- _Work to complete_
Output the material exactly, but drop every image it holds.

- _Data excerpt_
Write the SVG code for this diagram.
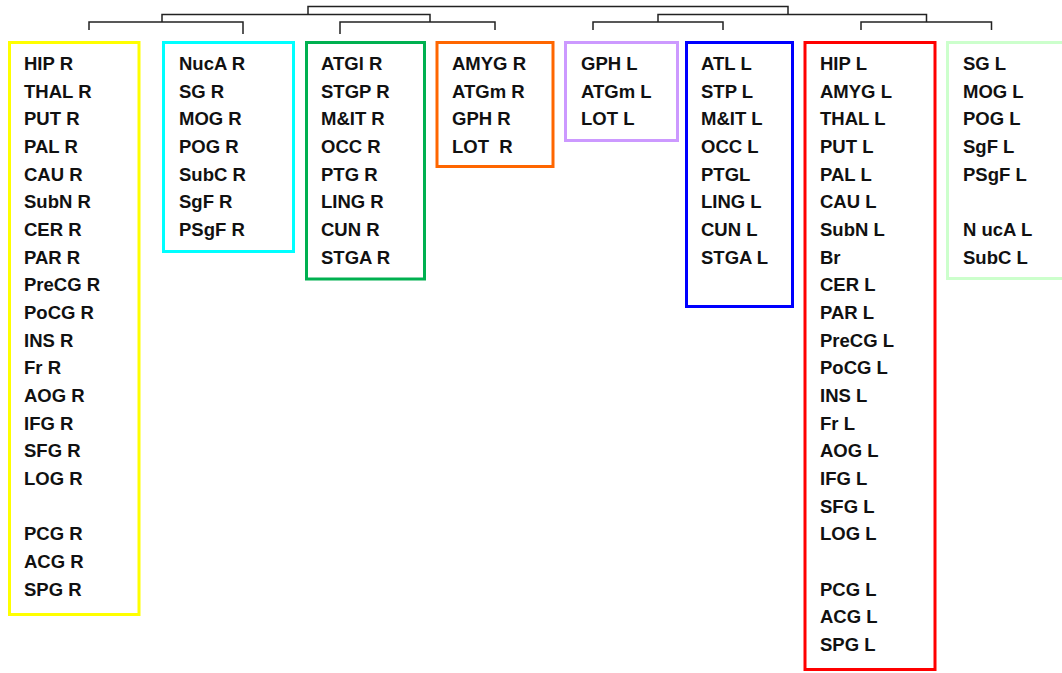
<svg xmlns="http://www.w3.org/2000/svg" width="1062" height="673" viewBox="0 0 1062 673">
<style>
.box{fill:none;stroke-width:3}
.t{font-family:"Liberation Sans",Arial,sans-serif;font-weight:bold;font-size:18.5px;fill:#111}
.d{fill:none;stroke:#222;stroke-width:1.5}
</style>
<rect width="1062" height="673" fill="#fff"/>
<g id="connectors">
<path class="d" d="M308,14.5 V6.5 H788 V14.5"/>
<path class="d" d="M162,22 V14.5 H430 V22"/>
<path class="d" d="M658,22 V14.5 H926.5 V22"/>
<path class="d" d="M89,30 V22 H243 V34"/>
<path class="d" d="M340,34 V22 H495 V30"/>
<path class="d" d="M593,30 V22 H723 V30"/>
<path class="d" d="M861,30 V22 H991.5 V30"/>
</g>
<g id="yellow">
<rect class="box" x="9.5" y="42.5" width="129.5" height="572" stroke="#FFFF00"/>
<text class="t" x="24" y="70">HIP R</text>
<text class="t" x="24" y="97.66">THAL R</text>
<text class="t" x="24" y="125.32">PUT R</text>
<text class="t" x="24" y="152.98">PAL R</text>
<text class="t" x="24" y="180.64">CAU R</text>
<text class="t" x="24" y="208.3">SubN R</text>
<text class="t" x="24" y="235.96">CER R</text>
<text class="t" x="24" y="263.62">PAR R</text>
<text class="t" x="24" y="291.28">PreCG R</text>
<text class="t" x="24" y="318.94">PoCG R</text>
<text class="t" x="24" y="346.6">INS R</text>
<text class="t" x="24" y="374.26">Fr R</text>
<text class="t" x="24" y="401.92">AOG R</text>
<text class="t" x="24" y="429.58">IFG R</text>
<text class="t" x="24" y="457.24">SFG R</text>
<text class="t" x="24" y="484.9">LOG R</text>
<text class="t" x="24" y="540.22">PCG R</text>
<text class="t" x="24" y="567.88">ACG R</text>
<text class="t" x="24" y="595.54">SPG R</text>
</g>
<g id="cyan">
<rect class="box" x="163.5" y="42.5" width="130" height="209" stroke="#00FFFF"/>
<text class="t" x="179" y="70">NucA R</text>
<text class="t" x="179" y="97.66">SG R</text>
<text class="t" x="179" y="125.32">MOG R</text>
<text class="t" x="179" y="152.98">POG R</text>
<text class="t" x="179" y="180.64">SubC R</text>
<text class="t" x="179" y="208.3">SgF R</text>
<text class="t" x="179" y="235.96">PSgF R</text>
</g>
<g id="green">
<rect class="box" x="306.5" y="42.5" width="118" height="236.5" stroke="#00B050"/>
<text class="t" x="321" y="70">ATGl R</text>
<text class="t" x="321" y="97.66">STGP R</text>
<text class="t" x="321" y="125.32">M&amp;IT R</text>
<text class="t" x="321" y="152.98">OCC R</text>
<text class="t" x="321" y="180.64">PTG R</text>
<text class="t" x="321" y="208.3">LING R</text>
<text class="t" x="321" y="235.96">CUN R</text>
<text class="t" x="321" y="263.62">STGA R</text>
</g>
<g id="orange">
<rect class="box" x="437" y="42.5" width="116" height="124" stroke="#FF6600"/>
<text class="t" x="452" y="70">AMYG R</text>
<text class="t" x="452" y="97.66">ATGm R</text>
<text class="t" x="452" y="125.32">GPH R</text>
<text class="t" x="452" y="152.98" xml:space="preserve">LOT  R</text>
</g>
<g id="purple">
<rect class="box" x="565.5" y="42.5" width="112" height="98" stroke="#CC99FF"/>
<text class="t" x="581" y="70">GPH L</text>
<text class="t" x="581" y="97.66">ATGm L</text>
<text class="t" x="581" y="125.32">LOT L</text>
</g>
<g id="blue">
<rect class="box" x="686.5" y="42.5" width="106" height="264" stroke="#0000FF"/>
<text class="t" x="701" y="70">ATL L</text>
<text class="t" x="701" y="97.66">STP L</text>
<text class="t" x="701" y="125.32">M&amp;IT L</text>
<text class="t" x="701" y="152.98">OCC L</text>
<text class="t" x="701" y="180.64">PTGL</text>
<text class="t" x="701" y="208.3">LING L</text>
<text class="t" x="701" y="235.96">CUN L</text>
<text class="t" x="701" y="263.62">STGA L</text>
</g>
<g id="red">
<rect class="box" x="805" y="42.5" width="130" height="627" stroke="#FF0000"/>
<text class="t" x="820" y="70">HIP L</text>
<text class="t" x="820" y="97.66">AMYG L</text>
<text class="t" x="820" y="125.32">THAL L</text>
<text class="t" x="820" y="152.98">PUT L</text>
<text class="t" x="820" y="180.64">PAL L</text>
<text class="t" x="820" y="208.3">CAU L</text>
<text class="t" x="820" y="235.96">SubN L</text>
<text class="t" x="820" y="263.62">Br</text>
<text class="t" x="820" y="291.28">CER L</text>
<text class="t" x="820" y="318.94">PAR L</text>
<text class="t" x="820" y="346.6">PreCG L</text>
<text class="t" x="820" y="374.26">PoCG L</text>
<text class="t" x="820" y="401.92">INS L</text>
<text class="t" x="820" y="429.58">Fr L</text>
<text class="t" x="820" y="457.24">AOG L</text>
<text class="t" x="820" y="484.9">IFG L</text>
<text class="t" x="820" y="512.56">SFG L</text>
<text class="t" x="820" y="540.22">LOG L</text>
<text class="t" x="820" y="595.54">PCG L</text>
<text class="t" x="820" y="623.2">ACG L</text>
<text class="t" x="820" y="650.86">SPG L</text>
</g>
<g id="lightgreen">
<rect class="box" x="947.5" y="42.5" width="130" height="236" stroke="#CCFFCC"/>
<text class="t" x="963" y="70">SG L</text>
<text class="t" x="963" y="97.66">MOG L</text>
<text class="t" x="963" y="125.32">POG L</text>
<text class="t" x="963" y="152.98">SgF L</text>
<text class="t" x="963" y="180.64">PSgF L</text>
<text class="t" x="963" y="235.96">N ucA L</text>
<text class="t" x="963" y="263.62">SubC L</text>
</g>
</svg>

- _Result_
Write the SVG code for this diagram.
<svg xmlns="http://www.w3.org/2000/svg" width="1062" height="673" viewBox="0 0 1062 673">
<style>
.box{fill:none;stroke-width:3}
.t{font-family:"Liberation Sans",Arial,sans-serif;font-weight:bold;font-size:18.5px;fill:#111}
.d{fill:none;stroke:#222;stroke-width:1.5}
</style>
<rect width="1062" height="673" fill="#fff"/>
<g id="connectors">
<path class="d" d="M308,14.5 V6.5 H788 V14.5"/>
<path class="d" d="M162,22 V14.5 H430 V22"/>
<path class="d" d="M658,22 V14.5 H926.5 V22"/>
<path class="d" d="M89,30 V22 H243 V34"/>
<path class="d" d="M340,34 V22 H495 V30"/>
<path class="d" d="M593,30 V22 H723 V30"/>
<path class="d" d="M861,30 V22 H991.5 V30"/>
</g>
<g id="yellow">
<rect class="box" x="9.5" y="42.5" width="129.5" height="572" stroke="#FFFF00"/>
<text class="t" x="24" y="70">HIP R</text>
<text class="t" x="24" y="97.66">THAL R</text>
<text class="t" x="24" y="125.32">PUT R</text>
<text class="t" x="24" y="152.98">PAL R</text>
<text class="t" x="24" y="180.64">CAU R</text>
<text class="t" x="24" y="208.3">SubN R</text>
<text class="t" x="24" y="235.96">CER R</text>
<text class="t" x="24" y="263.62">PAR R</text>
<text class="t" x="24" y="291.28">PreCG R</text>
<text class="t" x="24" y="318.94">PoCG R</text>
<text class="t" x="24" y="346.6">INS R</text>
<text class="t" x="24" y="374.26">Fr R</text>
<text class="t" x="24" y="401.92">AOG R</text>
<text class="t" x="24" y="429.58">IFG R</text>
<text class="t" x="24" y="457.24">SFG R</text>
<text class="t" x="24" y="484.9">LOG R</text>
<text class="t" x="24" y="540.22">PCG R</text>
<text class="t" x="24" y="567.88">ACG R</text>
<text class="t" x="24" y="595.54">SPG R</text>
</g>
<g id="cyan">
<rect class="box" x="163.5" y="42.5" width="130" height="209" stroke="#00FFFF"/>
<text class="t" x="179" y="70">NucA R</text>
<text class="t" x="179" y="97.66">SG R</text>
<text class="t" x="179" y="125.32">MOG R</text>
<text class="t" x="179" y="152.98">POG R</text>
<text class="t" x="179" y="180.64">SubC R</text>
<text class="t" x="179" y="208.3">SgF R</text>
<text class="t" x="179" y="235.96">PSgF R</text>
</g>
<g id="green">
<rect class="box" x="306.5" y="42.5" width="118" height="236.5" stroke="#00B050"/>
<text class="t" x="321" y="70">ATGl R</text>
<text class="t" x="321" y="97.66">STGP R</text>
<text class="t" x="321" y="125.32">M&amp;IT R</text>
<text class="t" x="321" y="152.98">OCC R</text>
<text class="t" x="321" y="180.64">PTG R</text>
<text class="t" x="321" y="208.3">LING R</text>
<text class="t" x="321" y="235.96">CUN R</text>
<text class="t" x="321" y="263.62">STGA R</text>
</g>
<g id="orange">
<rect class="box" x="437" y="42.5" width="116" height="124" stroke="#FF6600"/>
<text class="t" x="452" y="70">AMYG R</text>
<text class="t" x="452" y="97.66">ATGm R</text>
<text class="t" x="452" y="125.32">GPH R</text>
<text class="t" x="452" y="152.98" xml:space="preserve">LOT  R</text>
</g>
<g id="purple">
<rect class="box" x="565.5" y="42.5" width="112" height="98" stroke="#CC99FF"/>
<text class="t" x="581" y="70">GPH L</text>
<text class="t" x="581" y="97.66">ATGm L</text>
<text class="t" x="581" y="125.32">LOT L</text>
</g>
<g id="blue">
<rect class="box" x="686.5" y="42.5" width="106" height="264" stroke="#0000FF"/>
<text class="t" x="701" y="70">ATL L</text>
<text class="t" x="701" y="97.66">STP L</text>
<text class="t" x="701" y="125.32">M&amp;IT L</text>
<text class="t" x="701" y="152.98">OCC L</text>
<text class="t" x="701" y="180.64">PTGL</text>
<text class="t" x="701" y="208.3">LING L</text>
<text class="t" x="701" y="235.96">CUN L</text>
<text class="t" x="701" y="263.62">STGA L</text>
</g>
<g id="red">
<rect class="box" x="805" y="42.5" width="130" height="627" stroke="#FF0000"/>
<text class="t" x="820" y="70">HIP L</text>
<text class="t" x="820" y="97.66">AMYG L</text>
<text class="t" x="820" y="125.32">THAL L</text>
<text class="t" x="820" y="152.98">PUT L</text>
<text class="t" x="820" y="180.64">PAL L</text>
<text class="t" x="820" y="208.3">CAU L</text>
<text class="t" x="820" y="235.96">SubN L</text>
<text class="t" x="820" y="263.62">Br</text>
<text class="t" x="820" y="291.28">CER L</text>
<text class="t" x="820" y="318.94">PAR L</text>
<text class="t" x="820" y="346.6">PreCG L</text>
<text class="t" x="820" y="374.26">PoCG L</text>
<text class="t" x="820" y="401.92">INS L</text>
<text class="t" x="820" y="429.58">Fr L</text>
<text class="t" x="820" y="457.24">AOG L</text>
<text class="t" x="820" y="484.9">IFG L</text>
<text class="t" x="820" y="512.56">SFG L</text>
<text class="t" x="820" y="540.22">LOG L</text>
<text class="t" x="820" y="595.54">PCG L</text>
<text class="t" x="820" y="623.2">ACG L</text>
<text class="t" x="820" y="650.86">SPG L</text>
</g>
<g id="lightgreen">
<rect class="box" x="947.5" y="42.5" width="130" height="236" stroke="#CCFFCC"/>
<text class="t" x="963" y="70">SG L</text>
<text class="t" x="963" y="97.66">MOG L</text>
<text class="t" x="963" y="125.32">POG L</text>
<text class="t" x="963" y="152.98">SgF L</text>
<text class="t" x="963" y="180.64">PSgF L</text>
<text class="t" x="963" y="235.96">N ucA L</text>
<text class="t" x="963" y="263.62">SubC L</text>
</g>
</svg>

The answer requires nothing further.